Ad esempio, se si esce dalla logica del giorno dopo, non sembra esserci partita, in termini di ragionevolezza ed efficacia, tra sospendere l’Iva e rinviare i saldi 2019 Irpef, Ires, Irap e relative imposte sostitutive, in scadenza al 30 giugno, se si esce dalla logica del giorno dopo e ci si pone in un’ottica di ragionevolezza e di efficacia. Bollettini delle entrate alla mano, spostare questi versamenti significa dare ossigeno ai contribuenti per circa 20 miliardi.

Miliardi che, unitamente ai circa 10 già sospesi a marzo, andrebbero però richiesti indietro né a maggio 2020, né nell’autunno 2020, ma direttamente negli anni successivi, con possibilità di rateizzazione spalmata sul 2021 e 2022.

Non solo per fare un favore ai contribuenti, ma anche per fare un favore al bilancio dello Stato. Perché, mentre due punti di Pil di deficit in più sul 2020 hanno un peso molto relativo, un punto di deficit in meno sul 2021 ed un altro sul 2022 potranno tornare molto comodi.

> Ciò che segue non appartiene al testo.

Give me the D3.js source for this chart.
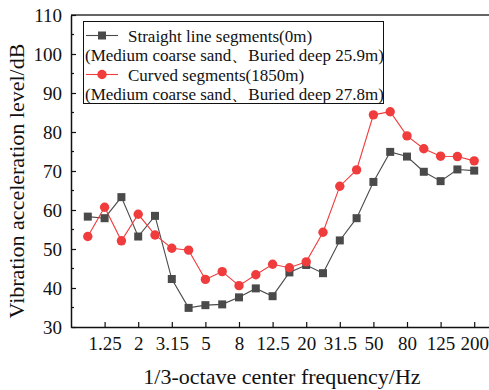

Dovrebbe del resto essere evidente a tutti, anche a chi meritoriamente svolge un ruolo tecnico di presidio dei conti pubblici, quale possa essere la migliore strategia, anche nel rapporto con istituzioni internazionali e mercati finanziari, tra chiudere il deficit 2020 al 10% invece che all’8% e però chiudere i deficit 2021 e 2022 sotto al 3% o il più possibile vicini, invece che un punto in più. Dovrebbe.